→ Exercise requirements
Skip all pictures, then copy the lines from the start of the data through the line with "nan = np.nan", keeping both ends.

→ Dataset content
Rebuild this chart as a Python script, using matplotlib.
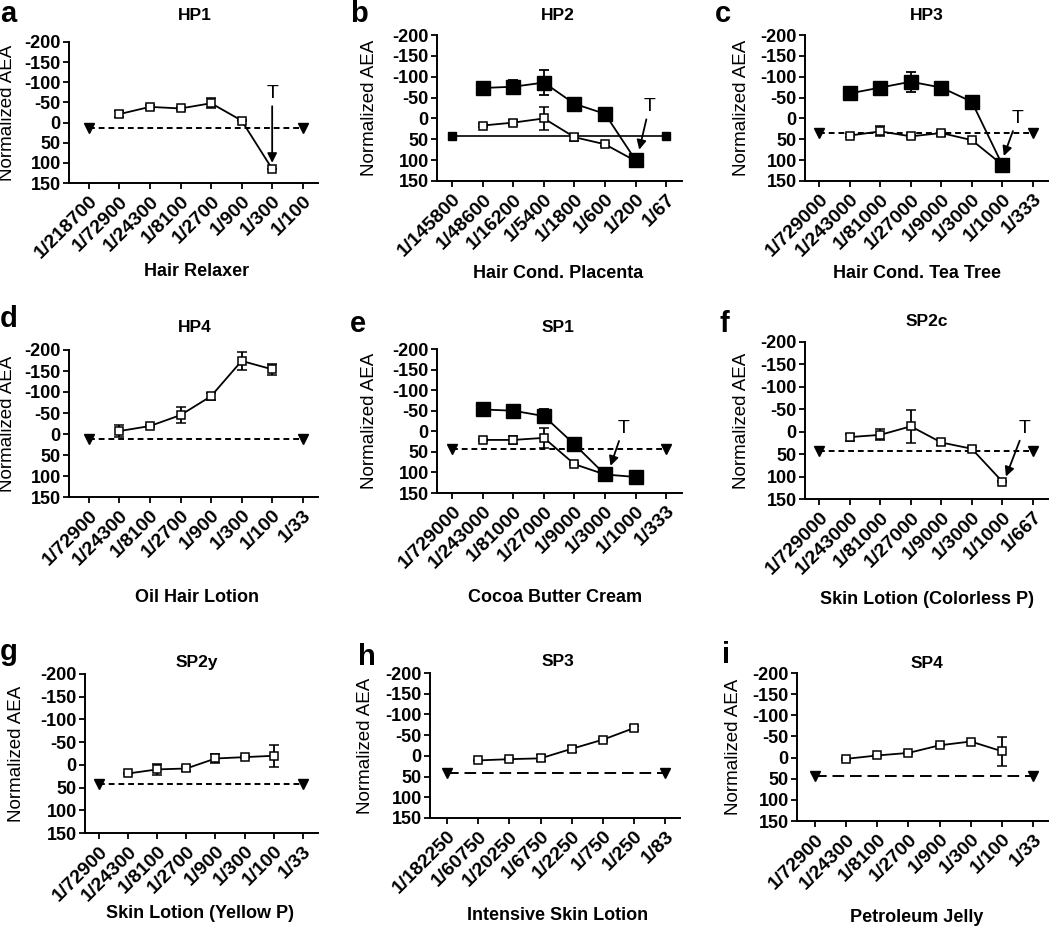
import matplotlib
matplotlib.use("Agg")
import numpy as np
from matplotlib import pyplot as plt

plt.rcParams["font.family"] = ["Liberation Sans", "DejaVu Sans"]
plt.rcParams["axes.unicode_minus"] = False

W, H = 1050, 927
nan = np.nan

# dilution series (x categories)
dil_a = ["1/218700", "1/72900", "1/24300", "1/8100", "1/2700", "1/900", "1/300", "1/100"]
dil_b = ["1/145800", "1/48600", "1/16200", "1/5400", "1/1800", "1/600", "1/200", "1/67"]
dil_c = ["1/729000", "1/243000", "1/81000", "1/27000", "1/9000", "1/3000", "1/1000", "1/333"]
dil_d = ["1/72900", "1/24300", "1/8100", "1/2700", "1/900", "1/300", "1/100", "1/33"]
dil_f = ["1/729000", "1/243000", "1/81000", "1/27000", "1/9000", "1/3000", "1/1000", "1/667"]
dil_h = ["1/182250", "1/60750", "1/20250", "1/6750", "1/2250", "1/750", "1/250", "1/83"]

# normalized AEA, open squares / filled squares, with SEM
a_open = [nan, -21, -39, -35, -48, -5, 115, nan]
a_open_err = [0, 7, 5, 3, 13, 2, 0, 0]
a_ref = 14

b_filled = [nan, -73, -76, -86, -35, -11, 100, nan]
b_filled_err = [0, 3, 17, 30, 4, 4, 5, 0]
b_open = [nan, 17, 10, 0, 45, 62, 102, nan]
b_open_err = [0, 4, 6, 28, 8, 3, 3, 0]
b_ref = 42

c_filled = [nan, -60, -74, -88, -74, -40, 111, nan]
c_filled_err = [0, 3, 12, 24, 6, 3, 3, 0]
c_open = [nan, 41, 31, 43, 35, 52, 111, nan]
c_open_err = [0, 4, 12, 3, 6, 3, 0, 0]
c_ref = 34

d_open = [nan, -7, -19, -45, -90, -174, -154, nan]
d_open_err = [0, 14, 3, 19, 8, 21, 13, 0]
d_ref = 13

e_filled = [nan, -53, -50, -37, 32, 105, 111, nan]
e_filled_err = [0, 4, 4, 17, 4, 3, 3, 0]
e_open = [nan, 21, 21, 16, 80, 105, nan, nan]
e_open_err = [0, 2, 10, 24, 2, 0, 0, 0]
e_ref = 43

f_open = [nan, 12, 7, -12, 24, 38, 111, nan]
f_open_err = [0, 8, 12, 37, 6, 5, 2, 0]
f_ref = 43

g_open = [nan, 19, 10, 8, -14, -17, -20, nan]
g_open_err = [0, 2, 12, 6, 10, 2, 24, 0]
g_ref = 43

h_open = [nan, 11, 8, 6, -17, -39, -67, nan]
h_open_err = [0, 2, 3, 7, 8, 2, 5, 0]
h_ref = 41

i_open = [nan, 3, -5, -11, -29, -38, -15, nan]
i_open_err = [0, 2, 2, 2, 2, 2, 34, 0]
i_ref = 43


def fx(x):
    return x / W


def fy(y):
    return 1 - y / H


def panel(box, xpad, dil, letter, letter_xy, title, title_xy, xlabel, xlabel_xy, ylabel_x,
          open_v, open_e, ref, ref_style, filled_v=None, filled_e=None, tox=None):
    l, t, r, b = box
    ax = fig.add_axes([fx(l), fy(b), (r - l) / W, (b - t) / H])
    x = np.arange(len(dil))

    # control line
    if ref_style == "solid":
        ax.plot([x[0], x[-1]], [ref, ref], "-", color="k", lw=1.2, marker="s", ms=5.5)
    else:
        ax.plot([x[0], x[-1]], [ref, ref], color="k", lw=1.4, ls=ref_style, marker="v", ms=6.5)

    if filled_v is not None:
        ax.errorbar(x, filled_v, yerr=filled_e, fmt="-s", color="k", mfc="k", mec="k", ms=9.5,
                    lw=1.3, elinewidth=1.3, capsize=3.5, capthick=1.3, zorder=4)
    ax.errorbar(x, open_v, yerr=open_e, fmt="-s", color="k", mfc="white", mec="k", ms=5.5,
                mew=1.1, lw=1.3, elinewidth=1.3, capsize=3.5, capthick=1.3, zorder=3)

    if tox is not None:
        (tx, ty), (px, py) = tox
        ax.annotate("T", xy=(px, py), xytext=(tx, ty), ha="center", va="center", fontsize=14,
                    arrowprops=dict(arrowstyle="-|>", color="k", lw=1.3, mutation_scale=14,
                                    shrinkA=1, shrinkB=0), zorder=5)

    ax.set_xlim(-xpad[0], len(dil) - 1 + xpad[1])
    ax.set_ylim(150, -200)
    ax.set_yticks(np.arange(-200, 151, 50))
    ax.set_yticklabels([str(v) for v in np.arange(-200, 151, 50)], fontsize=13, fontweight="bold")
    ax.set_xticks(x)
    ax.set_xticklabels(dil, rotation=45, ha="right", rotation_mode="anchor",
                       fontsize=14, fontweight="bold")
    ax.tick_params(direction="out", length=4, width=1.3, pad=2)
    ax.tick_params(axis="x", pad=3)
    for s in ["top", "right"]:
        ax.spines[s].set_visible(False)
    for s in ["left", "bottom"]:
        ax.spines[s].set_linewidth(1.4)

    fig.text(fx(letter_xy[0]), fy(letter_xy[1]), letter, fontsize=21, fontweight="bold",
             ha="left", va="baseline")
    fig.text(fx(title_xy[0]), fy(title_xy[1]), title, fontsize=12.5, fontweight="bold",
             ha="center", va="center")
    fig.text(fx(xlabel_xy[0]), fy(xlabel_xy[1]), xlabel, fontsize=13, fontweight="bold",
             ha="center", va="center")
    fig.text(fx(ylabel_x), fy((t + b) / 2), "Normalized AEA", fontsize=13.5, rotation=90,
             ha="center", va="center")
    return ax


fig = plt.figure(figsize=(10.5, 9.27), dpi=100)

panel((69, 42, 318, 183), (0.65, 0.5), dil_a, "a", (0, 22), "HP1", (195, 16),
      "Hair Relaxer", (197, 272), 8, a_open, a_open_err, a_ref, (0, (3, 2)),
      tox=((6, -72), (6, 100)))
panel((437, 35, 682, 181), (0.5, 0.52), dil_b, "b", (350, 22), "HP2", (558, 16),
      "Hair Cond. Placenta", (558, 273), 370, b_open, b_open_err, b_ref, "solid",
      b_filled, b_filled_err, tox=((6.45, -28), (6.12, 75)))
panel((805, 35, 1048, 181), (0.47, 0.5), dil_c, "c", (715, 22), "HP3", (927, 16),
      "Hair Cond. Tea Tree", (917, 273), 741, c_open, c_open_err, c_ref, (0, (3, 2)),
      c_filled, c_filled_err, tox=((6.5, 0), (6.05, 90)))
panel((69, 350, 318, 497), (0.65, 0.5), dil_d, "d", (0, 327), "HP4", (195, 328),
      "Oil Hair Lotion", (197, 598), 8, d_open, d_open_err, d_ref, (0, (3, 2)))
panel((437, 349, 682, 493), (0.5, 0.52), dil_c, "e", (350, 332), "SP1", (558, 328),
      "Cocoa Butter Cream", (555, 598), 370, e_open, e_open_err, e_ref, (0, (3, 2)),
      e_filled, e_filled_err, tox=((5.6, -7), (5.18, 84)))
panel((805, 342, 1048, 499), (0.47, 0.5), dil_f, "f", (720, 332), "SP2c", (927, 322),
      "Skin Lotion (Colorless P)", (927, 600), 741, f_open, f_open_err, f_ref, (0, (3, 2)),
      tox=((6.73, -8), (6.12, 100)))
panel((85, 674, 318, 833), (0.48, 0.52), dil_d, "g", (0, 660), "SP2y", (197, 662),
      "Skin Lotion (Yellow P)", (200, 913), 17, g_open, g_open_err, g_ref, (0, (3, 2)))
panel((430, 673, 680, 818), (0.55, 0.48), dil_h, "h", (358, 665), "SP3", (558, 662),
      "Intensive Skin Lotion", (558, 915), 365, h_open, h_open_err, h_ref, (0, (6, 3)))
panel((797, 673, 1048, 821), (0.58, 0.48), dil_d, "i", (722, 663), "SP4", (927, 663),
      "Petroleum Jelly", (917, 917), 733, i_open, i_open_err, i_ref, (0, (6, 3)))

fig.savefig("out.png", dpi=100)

→ Task solution
Rebuild this chart as a Python script, using matplotlib.
import matplotlib
matplotlib.use("Agg")
import numpy as np
from matplotlib import pyplot as plt

plt.rcParams["font.family"] = ["Liberation Sans", "DejaVu Sans"]
plt.rcParams["axes.unicode_minus"] = False

W, H = 1050, 927
nan = np.nan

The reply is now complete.